The children shared their own insights, revealing how profoundly the Holy Spirit can speak to the heart of a child. 

After that, everyone worked on a new Bible memory verse (John 15) and Mom recited the first verse three times. The children attempted to recite as much as they could remember. 

Then each child was told to pick a family Christmas card from the basket and lead a prayer for that family. After sharing requests, the children also prayed for each other. 


After all was done, this mom felt a sense of peace returning to her spirit. This was all that was needed. This was the first and only thing necessary.

“Okay! I’m going to go make lunch now.” She left for the kitchen, not mentioning that they weren’t going to do “school.” She didn’t even want to mention the dreaded word again after such a precious time together.

Then something strange happened. All four of her children, even the four-year-old, got up from the couch and trotted toward the school room. 
What on earth are they doing? she wondered. 

She continued fixing lunch but they still did not return. 

She crept stealthily to the doorway and peered inside the school room. Shock overtook her as she saw every single one of her children sitting at a desk doing schoolwork as diligently as a saint.  

And then it hit her. 

Focusing on academics will not produce the fruit of a joyful, peaceful home—of gentle, kind, persevering children who exercise self-control. Yet, if we, day by day, present our children to the Lord, the Holy Spirit will be empowered to produce the fruit we long to see in their lives.

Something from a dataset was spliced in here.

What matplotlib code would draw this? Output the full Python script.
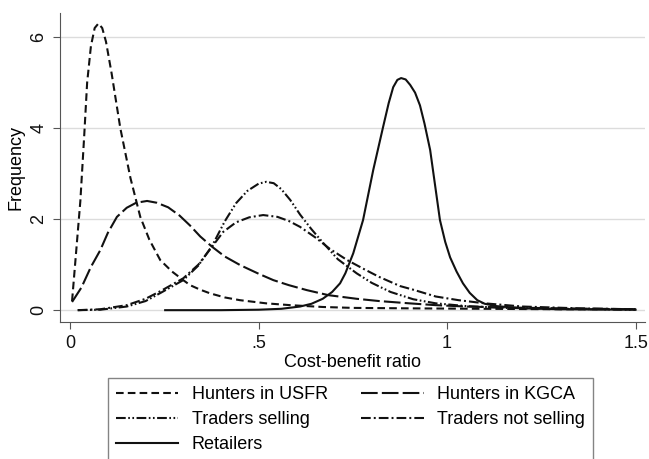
import matplotlib
matplotlib.use("Agg")
import matplotlib.pyplot as plt

plt.rcParams["font.family"] = ["Liberation Sans", "DejaVu Sans"]
plt.rcParams["lines.scale_dashes"] = False

# values (cost-benefit ratio, frequency)
usfr_x = [0.005, 0.015, 0.027, 0.037, 0.045, 0.055, 0.065, 0.075, 0.085, 0.095,
          0.11, 0.133, 0.16, 0.186, 0.21, 0.239, 0.27, 0.30, 0.318, 0.345, 0.371,
          0.41, 0.45, 0.52, 0.584, 0.67, 0.75, 0.9, 1.1, 1.3, 1.5]
usfr_y = [0.2, 1.2, 2.4, 3.8, 5.0, 5.8, 6.2, 6.3, 6.2, 5.9,
          5.2, 4.0, 2.9, 2.05, 1.55, 1.1, 0.85, 0.66, 0.55, 0.45, 0.37,
          0.28, 0.22, 0.15, 0.11, 0.07, 0.05, 0.04, 0.03, 0.02, 0.02]

kgca_x = [0.005, 0.03, 0.055, 0.08, 0.10, 0.124, 0.15, 0.175, 0.204, 0.23, 0.26,
          0.29, 0.318, 0.345, 0.377, 0.41, 0.451, 0.50, 0.539, 0.58, 0.628,
          0.685, 0.76, 0.82, 0.9, 0.97, 1.05, 1.15, 1.3, 1.5]
kgca_y = [0.18, 0.5, 0.95, 1.32, 1.7, 2.05, 2.25, 2.36, 2.4, 2.36, 2.26,
          2.08, 1.86, 1.62, 1.39, 1.18, 0.99, 0.8, 0.66, 0.55, 0.44,
          0.33, 0.25, 0.2, 0.15, 0.11, 0.08, 0.06, 0.04, 0.02]

sell_x = [0.02, 0.08, 0.15, 0.2, 0.24, 0.3, 0.34, 0.377, 0.41, 0.44, 0.47, 0.50,
          0.52, 0.54, 0.56, 0.584, 0.61, 0.64, 0.671, 0.71, 0.76, 0.80, 0.85,
          0.91, 0.97, 1.05, 1.15, 1.3, 1.5]
sell_y = [0.0, 0.01, 0.08, 0.2, 0.38, 0.66, 0.98, 1.42, 1.95, 2.35, 2.62, 2.78,
          2.82, 2.79, 2.66, 2.42, 2.1, 1.78, 1.48, 1.12, 0.81, 0.6, 0.4,
          0.24, 0.15, 0.09, 0.05, 0.03, 0.01]

notsell_x = [0.02, 0.08, 0.15, 0.2, 0.24, 0.3, 0.34, 0.377, 0.406, 0.44, 0.475,
             0.512, 0.55, 0.58, 0.61, 0.65, 0.69, 0.735, 0.78, 0.82, 0.875, 0.91,
             0.97, 1.03, 1.10, 1.2, 1.35, 1.5]
notsell_y = [0.0, 0.02, 0.11, 0.25, 0.42, 0.7, 1.0, 1.4, 1.72, 1.93, 2.04,
             2.09, 2.05, 1.96, 1.83, 1.6, 1.34, 1.1, 0.9, 0.73, 0.53, 0.45,
             0.3, 0.22, 0.15, 0.08, 0.04, 0.02]

retail_x = [0.252, 0.4, 0.5, 0.56, 0.61, 0.64, 0.67, 0.695, 0.716, 0.73, 0.751,
            0.777, 0.804, 0.83, 0.845, 0.857, 0.868, 0.878, 0.89, 0.902, 0.915,
            0.928, 0.94, 0.955, 0.968, 0.981, 0.995, 1.008, 1.025, 1.042, 1.06,
            1.08, 1.1, 1.13, 1.2, 1.3, 1.5]
retail_y = [0.0, 0.0, 0.01, 0.03, 0.08, 0.14, 0.25, 0.4, 0.59, 0.81, 1.25,
            1.98, 3.08, 4.02, 4.55, 4.9, 5.06, 5.1, 5.07, 4.95, 4.78,
            4.5, 4.1, 3.52, 2.75, 1.98, 1.5, 1.16, 0.85, 0.59, 0.38,
            0.22, 0.14, 0.09, 0.04, 0.02, 0.01]

x_ticks = [0, 0.5, 1, 1.5]
x_tick_labels = ["0", ".5", "1", "1.5"]
y_ticks = [0, 2, 4, 6]
y_tick_labels = ["0", "2", "4", "6"]

W, H = 649, 459
fig = plt.figure(figsize=(W / 100, H / 100), dpi=100)
ax = fig.add_axes([60 / W, 1 - 322 / H, 585 / W, 309 / H])

lw = 1.5
col = "#111111"
ax.plot(usfr_x, usfr_y, color=col, lw=lw, dashes=(5.5, 3.0), label="Hunters in USFR")
ax.plot(kgca_x, kgca_y, color=col, lw=lw, dashes=(12, 3.0), label="Hunters in KGCA")
ax.plot(sell_x, sell_y, color=col, lw=lw, dashes=(7, 1.8, 1.2, 1.8, 1.2, 1.8),
        label="Traders selling")
ax.plot(notsell_x, notsell_y, color=col, lw=lw, dashes=(7, 2.2, 1.4, 2.2),
        label="Traders not selling")
ax.plot(retail_x, retail_y, color=col, lw=lw, label="Retailers")

ax.set_xlim(-0.027, 1.525)
ax.set_ylim(-0.26, 6.53)
ax.set_xticks(x_ticks)
ax.set_xticklabels(x_tick_labels)
ax.set_yticks(y_ticks)
ax.set_yticklabels(y_tick_labels, rotation=90, va="center")
ax.grid(axis="y", color="#dcdcdc", lw=1.0)
ax.set_axisbelow(True)
for s in ["top", "right"]:
    ax.spines[s].set_visible(False)
for s in ["left", "bottom"]:
    ax.spines[s].set_color("#555555")
ax.tick_params(direction="out", length=5, color="#555555", labelsize=13,
               labelcolor="#111111", pad=4)
ax.set_xlabel("Cost-benefit ratio", fontsize=13, labelpad=2)
ax.set_ylabel("Frequency", fontsize=13, labelpad=4)

h, l = ax.get_legend_handles_labels()
order = [0, 2, 4, 1, 3]
leg = fig.legend([h[i] for i in order], [l[i] for i in order], ncol=2,
                 loc="upper left", bbox_to_anchor=(108 / W, 1 - 378 / H),
                 fontsize=13, frameon=True, fancybox=False, edgecolor="#666666",
                 handlelength=3.45, handletextpad=0.75, columnspacing=1.85,
                 labelspacing=0.45, borderaxespad=0, borderpad=0.45)
leg.get_frame().set_linewidth(1.0)

fig.savefig("out.png", dpi=100)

If we lead our children’s hearts to the Lord, we can trust that He will do the rest. 

God loves your children far more than you do. He talks to them far more often than you do, in words far sweeter, far more motivating, and with a heart that’s pure of any other motive than to bless and build up.


He is their teacher, their ultimate and most important teacher. Lead them to Him. That’s the most important job we can do. And it’s really the only thing that matters. It matters more than math, reading, science, history … more anything else. 

A heart for God will see our children through no matter the journey they take in life. A heart for God will give them strength, joy, wisdom, and yes, even success in life. 

Charlotte Mason speaks to this idea when she says,

“But this holy mystery, this union and communion of God and the soul, how may human parents presume to meddle with it? What can they do? How can they promote it?… what can the parent do? Just this, and no more: he can present the idea of God to the soul of the child.”